Fr. Sabás realized that continuing to deliver the sacraments in secret would result in personal disaster, but he could not resist God’s call. Federal troops in 1827 entered the town searching for Catholics; Fr. Sabás took shelter in the home of one of the families he served. When the troops entered the home, Sabás, to prevent the family from suffering on his behalf, came out of hiding, knowing that his capture would result in torture and death. He conformed to the will of God, praising Him as the torturers and executioners slowly took his life away.

Another example of priestly martyrdom occurred in Guatemala only a half century ago. Stanley Rother (1935-1981) was a small-town Oklahoma boy turned priest and missionary to a small village in Guatemala in the late 1960s. He served for over a decade as violence increased during the Guatemalan Civil War. He knew that his life was in danger, writing his bishop in 1980:

The reality is that we are in danger. But we don’t know when or what form the government will use to further repress the Church. . . . Given the situation, I am not ready to leave here just yet. There is a chance that the government will back off. If I get a direct threat or am told to leave, then I will go. But if it is my destiny that I should give my life here, then so be it. . . . I don’t want to desert these people.
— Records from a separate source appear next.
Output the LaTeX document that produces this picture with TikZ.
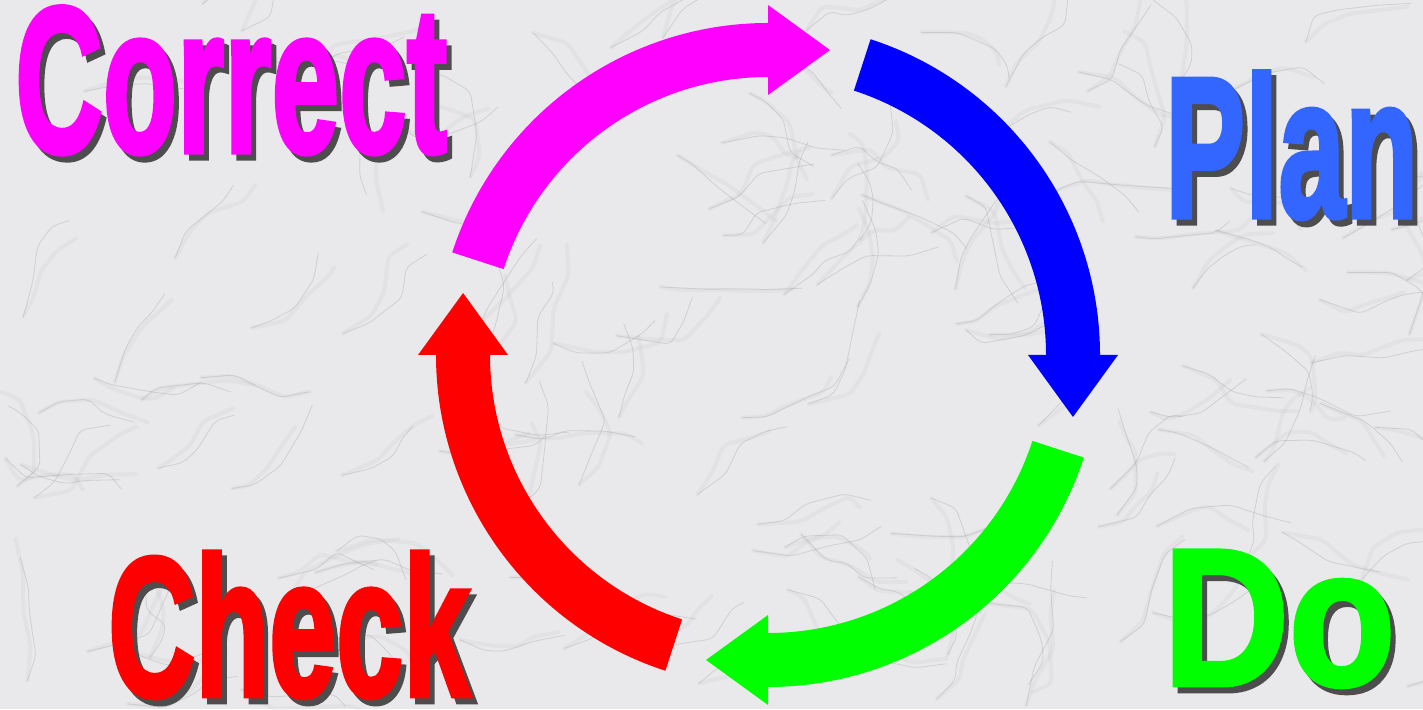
\documentclass[tikz,border=0pt]{standalone}
\usepackage{fontspec}
\usepackage{graphicx}
\newfontfamily\artfont{Liberation Sans}[UprightFont=* Bold, FakeBold=2.5]
\definecolor{marble}{RGB}{233,233,235}
\definecolor{vein}{RGB}{150,150,158}
\definecolor{shade}{RGB}{77,77,77}
\definecolor{pink}{RGB}{255,0,255}
\definecolor{planblue}{RGB}{51,102,255}
\tikzset{
  word/.style={inner sep=0pt, anchor=base west, font=\artfont},
  veinline/.style={draw=vein, line width=0.8pt, draw opacity=0.3, rounded corners=6pt, line cap=round, line join=round},
  veinhaze/.style={draw=vein, line width=4pt, draw opacity=0.08, rounded corners=6pt, line cap=round, line join=round},
}
\begin{document}
\begin{tikzpicture}[x=1pt,y=1pt]
\fill[marble] (0,0) rectangle (1423,709);
\useasboundingbox (0,0) rectangle (1423,709);
% marble veins
\begin{scope}
  \clip (0,0) rectangle (1423,709);
  \pgfmathsetseed{42}
  \foreach \k in {1,...,140}{
    \pgfmathsetmacro\vx{rnd*1423}
    \pgfmathsetmacro\vy{rnd*709}
    \pgfmathsetmacro\va{20+rand*60}
    \pgfmathsetmacro\vb{\va+rand*45}
    \pgfmathsetmacro\vc{\vb+rand*45}
    \pgfmathsetmacro\vd{\vc+rand*45}
    \draw[veinhaze] (\vx,\vy) -- ++(\va:15+rnd*30) -- ++(\vb:15+rnd*30) -- ++(\vc:15+rnd*30) -- ++(\vd:10+rnd*25);
    \draw[veinline] (\vx,\vy) -- ++(\va:15+rnd*30) -- ++(\vb:15+rnd*30) -- ++(\vc:15+rnd*30) -- ++(\vd:10+rnd*25);
  }
\end{scope}
% the four arrows of the cycle
\begin{scope}[shift={(768,354)}]
  \foreach \a/\col in {162/pink, 72/blue, -18/green, -108/red}{
    \pgfmathsetmacro\e{\a-72}
    \fill[\col] (\a:332) arc[start angle=\a, end angle=\e, radius=332]
      -- (\e:350) -- (\e-11.49:311.2) -- (\e:260)
      -- (\e:278) arc[start angle=\e, end angle=\a, radius=278] -- cycle;
  }
\end{scope}
% labels with drop shadow
\foreach \txt/\lx/\ly/\bw/\bh/\col in {Correct/15/557/432/145/pink, Plan/1165/492/253/145/planblue, Do/1163/24/232/134/green, Check/108/13/362/144/red}{
  \node[word, text=shade] (\txt-shadow) at (\lx+5,\ly-6) {\resizebox{\bw pt}{\bh pt}{\txt}};
  \node[word, text=\col] (\txt) at (\lx,\ly) {\resizebox{\bw pt}{\bh pt}{\txt}};
}
\end{tikzpicture}
\end{document}
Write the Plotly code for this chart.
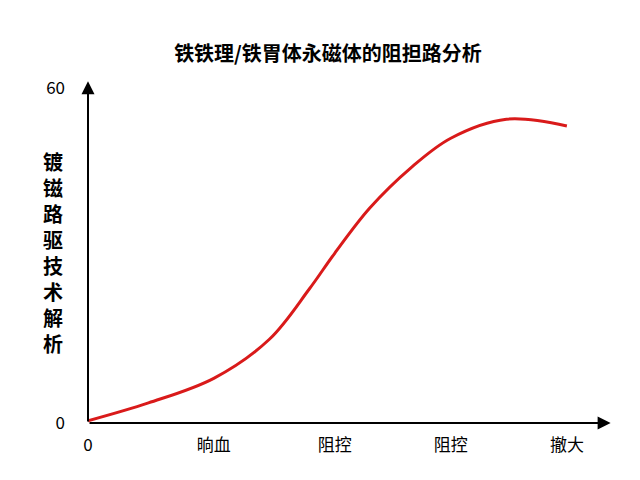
import plotly.graph_objects as go

# values
curve_x = [0, 0.5, 1.04, 1.5, 1.83, 2.04, 2.33, 2.67, 3.0, 3.46, 3.96]
curve_y = [0.4, 3.6, 8.0, 15.0, 24.0, 30.4, 38.5, 45.7, 51.0, 54.4, 53.2]
tick_pos = [0, 1.04, 2.04, 3.0, 3.96]
tick_text = ["0", "晌血", "阻控", "阻控", "撤大"]
y_ticks = [0, 60]
title = "铁铁理/铁胃体永磁体的阻担路分析"
y_title = "镀镃路驱技术解析"

font = "Noto Sans CJK SC"

fig = go.Figure(go.Scatter(x=curve_x, y=curve_y, mode="lines",
                           line=dict(color="#d91a1a", width=3, shape="spline")))

fig.update_layout(
    width=640, height=480,
    margin=dict(l=80, r=40, t=80, b=65),
    plot_bgcolor="white", paper_bgcolor="white",
    showlegend=False,
    font=dict(family=font, color="black"),
    title=dict(text="<b>" + title + "</b>", x=0.5, xanchor="center", y=0.918,
               font=dict(size=20, family=font)),
)
fig.update_xaxes(range=[0, 4.3], tickvals=tick_pos, ticktext=tick_text,
                 showgrid=False, zeroline=False, showline=False,
                 tickfont=dict(size=17), ticks="", ticklabelstandoff=10)
fig.update_yaxes(range=[0, 60], tickvals=y_ticks, showgrid=False, zeroline=False,
                 showline=False, tickfont=dict(size=17), ticks="", ticklabelstandoff=22)

# axis arrows
fig.add_annotation(x=1.005, y=0, xref="x domain", yref="y domain", ax=0, ay=0,
                   axref="x domain", ayref="y domain", showarrow=True, text="",
                   arrowhead=2, arrowsize=1.3, arrowwidth=2, arrowcolor="black")
fig.add_annotation(x=0, y=1.02, xref="x domain", yref="y domain", ax=0, ay=0,
                   axref="x domain", ayref="y domain", showarrow=True, text="",
                   arrowhead=2, arrowsize=1.3, arrowwidth=2, arrowcolor="black")

fig.add_annotation(x=-0.068, y=0.51, xref="paper", yref="paper", showarrow=False,
                   text="<b>" + "<br>".join(y_title) + "</b>",
                   font=dict(size=20, family=font), xanchor="center", yanchor="middle")

fig.write_html("out.html")
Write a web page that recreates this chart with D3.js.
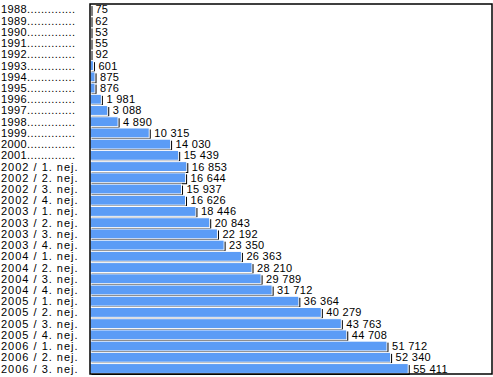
<!DOCTYPE html>
<html>
<head>
<meta charset="utf-8">
<script src="https://cdn.jsdelivr.net/npm/d3@7"></script>
<style>
  body { margin: 0; background: #fff; }
  text { font-family: "Liberation Sans", Arial, sans-serif; font-size: 11px; fill: #000; }
</style>
</head>
<body>
<div id="chart"></div>
<script>
// 期間ラベル --------------------------------------------------------------------------------
const periods = [
  '1988', '1989', '1990', '1991', '1992', '1993', '1994', '1995', '1996', '1997', '1998', '1999',
  '2000', '2001',
  '2002 / 1. nej.', '2002 / 2. nej.', '2002 / 3. nej.', '2002 / 4. nej.',
  '2003 / 1. nej.', '2003 / 2. nej.', '2003 / 3. nej.', '2003 / 4. nej.',
  '2004 / 1. nej.', '2004 / 2. nej.', '2004 / 3. nej.', '2004 / 4. nej.',
  '2005 / 1. nej.', '2005 / 2. nej.', '2005 / 3. nej.', '2005 / 4. nej.',
  '2006 / 1. nej.', '2006 / 2. nej.', '2006 / 3. nej.'
];
const counts = [
  75, 62, 53, 55, 92, 601, 875, 876, 1981, 3088, 4890, 10315,
  14030, 15439,
  16853, 16644, 15937, 16626,
  18446, 20843, 22192, 23350,
  26363, 28210, 29789, 31712,
  36364, 40279, 43763, 44708,
  51712, 52340, 55411
];
const xMax = 70000;
// ---------------------------------------------------------------------------------------------
const width = 493;
const height = 377;
const plot = { left: 90, top: 4, right: 492, bottom: 374 };

const svg = d3.select('#chart').append('svg')
  .attr('width', width)
  .attr('height', height);

const x = d3.scaleLinear().domain([0, xMax]).range([plot.left, plot.right]);
const y = d3.scaleBand().domain(periods).range([plot.top, plot.bottom]).paddingInner(0.12).paddingOuter(0.05);

const fmt = v => d3.format(',')(v).replace(/,/g, ' ');

// 棒 -------------------------------------------------------------------------------------------
const rows = svg.append('g').selectAll('g')
  .data(periods.map((p, i) => ({ p, v: counts[i] })))
  .enter().append('g');

rows.append('rect')
  .attr('x', plot.left + 1.5)
  .attr('y', d => y(d.p) + 1.5)
  .attr('width', d => Math.max(1, x(d.v) - plot.left))
  .attr('height', y.bandwidth())
  .attr('fill', '#000');

rows.append('rect')
  .attr('x', plot.left)
  .attr('y', d => y(d.p))
  .attr('width', d => Math.max(0, x(d.v) - plot.left))
  .attr('height', y.bandwidth())
  .attr('fill', '#5b9cf6')
  .attr('stroke', '#fff')
  .attr('stroke-width', 1);

rows.append('text')
  .attr('x', d => x(d.v) + 5)
  .attr('y', d => y(d.p) + y.bandwidth() / 2 + 4)
  .attr('letter-spacing', '0.3px')
  .text(d => fmt(d.v));

// カテゴリラベル --------------------------------------------------------------------------------
const labels = svg.append('g').selectAll('text')
  .data(periods)
  .enter().append('text')
  .attr('x', 1)
  .attr('y', d => y(d) + y.bandwidth() / 2 + 4)
  .attr('letter-spacing', d => d.indexOf('/') >= 0 ? '1px' : '0.4px')
  .text(d => d);

labels.each(function (d) {
  if (d.indexOf('/') >= 0) return;
  const t = d3.select(this);
  let s = d;
  while (this.getComputedTextLength() < 74) {
    s += '.';
    t.text(s);
  }
});

// 枠 ------------------------------------------------------------------------------------------
svg.append('rect')
  .attr('x', plot.left)
  .attr('y', plot.top)
  .attr('width', plot.right - plot.left)
  .attr('height', plot.bottom - plot.top)
  .attr('fill', 'none')
  .attr('stroke', '#000')
  .attr('stroke-width', 1.5);
</script>
</body>
</html>
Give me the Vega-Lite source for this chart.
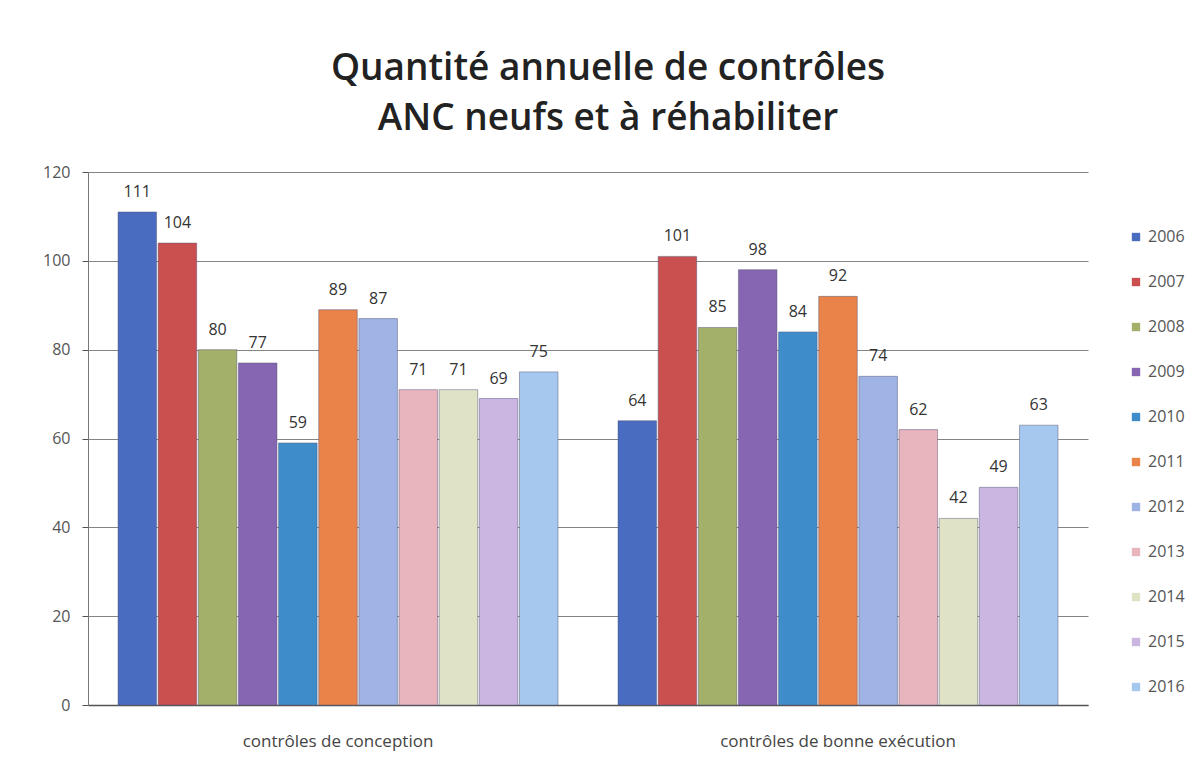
{
  "$schema": "https://vega.github.io/schema/vega-lite/v6.json",
  "autosize": {"type": "none"},
  "width": 1000,
  "height": 533,
  "padding": {"left": 88, "top": 172, "right": 112, "bottom": 56},
  "background": "white",
  "title": {
    "text": ["Quantité annuelle de contrôles", "ANC neufs et à réhabiliter"],
    "font": "Open Sans",
    "fontSize": 37,
    "fontWeight": 600,
    "color": "#222222",
    "lineHeight": 50,
    "anchor": "middle",
    "dx": 20,
    "offset": 26
  },
  "config": {
    "view": {"stroke": null},
    "font": "Open Sans"
  },
  "data": {
    "values": [
      {"type": "contrôles de conception", "year": "2006", "value": 111},
      {"type": "contrôles de conception", "year": "2007", "value": 104},
      {"type": "contrôles de conception", "year": "2008", "value": 80},
      {"type": "contrôles de conception", "year": "2009", "value": 77},
      {"type": "contrôles de conception", "year": "2010", "value": 59},
      {"type": "contrôles de conception", "year": "2011", "value": 89},
      {"type": "contrôles de conception", "year": "2012", "value": 87},
      {"type": "contrôles de conception", "year": "2013", "value": 71},
      {"type": "contrôles de conception", "year": "2014", "value": 71},
      {"type": "contrôles de conception", "year": "2015", "value": 69},
      {"type": "contrôles de conception", "year": "2016", "value": 75},
      {"type": "contrôles de bonne exécution", "year": "2006", "value": 64},
      {"type": "contrôles de bonne exécution", "year": "2007", "value": 101},
      {"type": "contrôles de bonne exécution", "year": "2008", "value": 85},
      {"type": "contrôles de bonne exécution", "year": "2009", "value": 98},
      {"type": "contrôles de bonne exécution", "year": "2010", "value": 84},
      {"type": "contrôles de bonne exécution", "year": "2011", "value": 92},
      {"type": "contrôles de bonne exécution", "year": "2012", "value": 74},
      {"type": "contrôles de bonne exécution", "year": "2013", "value": 62},
      {"type": "contrôles de bonne exécution", "year": "2014", "value": 42},
      {"type": "contrôles de bonne exécution", "year": "2015", "value": 49},
      {"type": "contrôles de bonne exécution", "year": "2016", "value": 63}
    ]
  },
  "encoding": {
    "x": {
      "field": "type",
      "type": "nominal",
      "sort": ["contrôles de conception", "contrôles de bonne exécution"],
      "scale": {"paddingInner": 0.12, "paddingOuter": 0.06},
      "axis": {
        "title": null,
        "labelAngle": 0,
        "labelFontSize": 17,
        "labelColor": "#444444",
        "labelPadding": 28,
        "labelLimit": 0,
        "ticks": false,
        "domainColor": "#555555",
        "domainWidth": 1.5
      }
    },
    "xOffset": {
      "field": "year",
      "type": "nominal",
      "scale": {"paddingInner": 0.04}
    },
    "y": {
      "field": "value",
      "type": "quantitative",
      "scale": {"domain": [0, 120]},
      "axis": {
        "title": null,
        "values": [0, 20, 40, 60, 80, 100, 120],
        "labelFontSize": 16,
        "labelColor": "#555555",
        "labelPadding": 12,
        "tickSize": 6,
        "tickColor": "#555555",
        "domainColor": "#777777",
        "gridColor": "#666666",
        "gridWidth": 1.2,
        "gridOpacity": 0.8
      }
    }
  },
  "layer": [
    {
      "mark": {"type": "bar", "stroke": "#555577", "strokeWidth": 0.8, "strokeOpacity": 0.6},
      "encoding": {
        "color": {
          "field": "year",
          "type": "nominal",
          "scale": {
            "domain": ["2006","2007","2008","2009","2010","2011","2012","2013","2014","2015","2016"],
            "range": ["#4a6cc0","#c9504f","#a3b06a","#8666b2","#3f8ccb","#e9834a","#9fb3e4","#e8b4bd","#dfe2c4","#cbb6e2","#a7c8ee"]
          },
          "legend": {
            "title": null,
            "orient": "none",
            "legendX": 1040,
            "legendY": 57,
            "symbolType": "square",
            "symbolSize": 70,
            "symbolStrokeWidth": 0,
            "labelFontSize": 16,
            "labelColor": "#555555",
            "rowPadding": 29,
            "labelOffset": 4
          }
        }
      }
    },
    {
      "mark": {"type": "text", "dy": -20, "fontSize": 16, "color": "#333333"},
      "encoding": {
        "text": {"field": "value", "type": "quantitative"}
      }
    }
  ]
}
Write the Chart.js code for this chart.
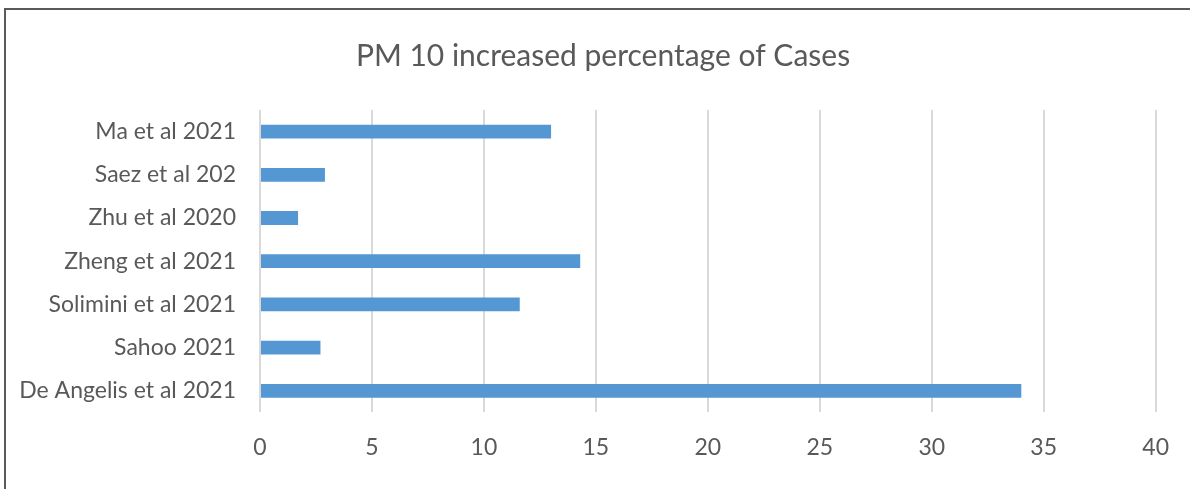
<!DOCTYPE html>
<html>
<head>
<meta charset="utf-8">
<script src="https://cdn.jsdelivr.net/npm/chart.js@4/dist/chart.umd.min.js"></script>
<style>
  html, body { margin: 0; padding: 0; background: #fff; }
  #wrap { position: relative; width: 1190px; height: 489px; overflow: hidden; }
  #frame { position: absolute; left: 4px; top: 8px; width: 1300px; height: 600px;
           border-left: 2px solid #5a5a5a; border-top: 2px solid #5a5a5a; pointer-events: none; }
  canvas { position: absolute; left: 0; top: 0; }
</style>
</head>
<body>
<div id="wrap">
  <canvas id="chart" width="1190" height="489"></canvas>
  <div id="frame"></div>
</div>
<script>
// Studies, listed top to bottom
const studies = [
  'Ma et al 2021',
  'Saez et al 202',
  'Zhu et al 2020',
  'Zheng et al 2021',
  'Solimini et al 2021',
  'Sahoo 2021',
  'De Angelis et al 2021'
];
// Increase in cases (%) associated with PM10
const increasePct = [13, 2.9, 1.7, 14.3, 11.6, 2.7, 34];
const axisMin = 0;
const axisMax = 40;
const axisStep = 5;

const textColor = '#595959';
const fontFamily = 'Lato, "Open Sans", sans-serif';

// Centre the title over the plot rather than the full canvas width
const titleShift = {
  id: 'titleShift',
  afterLayout(chart) {
    if (chart.titleBlock) chart.titleBlock.left = 50;
  }
};

new Chart(document.getElementById('chart'), {
  type: 'bar',
  data: {
    labels: studies,
    datasets: [{
      data: increasePct,
      backgroundColor: '#5597d3',
      borderWidth: 0,
      categoryPercentage: 1,
      barPercentage: 0.32
    }]
  },
  options: {
    indexAxis: 'y',
    responsive: false,
    animation: false,
    layout: { padding: { left: 0, right: 34, top: 0, bottom: 7 } },
    plugins: {
      legend: { display: false },
      tooltip: { enabled: false },
      title: {
        display: true,
        text: 'PM 10 increased percentage of Cases',
        color: textColor,
        font: { family: fontFamily, size: 30, weight: 'normal' },
        padding: { top: 38, bottom: 36 }
      }
    },
    scales: {
      x: {
        min: axisMin,
        max: axisMax,
        ticks: {
          stepSize: axisStep,
          color: textColor,
          font: { family: fontFamily, size: 23 },
          padding: 21
        },
        grid: { color: '#d9d9d9', lineWidth: 2, drawTicks: false },
        border: { display: false }
      },
      y: {
        ticks: {
          color: textColor,
          font: { family: fontFamily, size: 23 },
          padding: 24
        },
        grid: { display: false, drawTicks: false },
        border: { display: false },
        afterFit: (scale) => { scale.width = 260; }
      }
    }
  },
  plugins: [titleShift]
});
</script>
</body>
</html>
There is no more compelling proof of the power of faith and belief in God’s goodness and the rightness in conforming to His will than Rother’s simple statement: “so be it.” In it, we hear echoed the fiat of the Virgin, “Let it be done unto me,” and the words of Christ in the Garden, “not my will but yours be done.”

God, the supreme Being, gives life and demands life. Who are we to deny our existence to our Creator when He calls for it?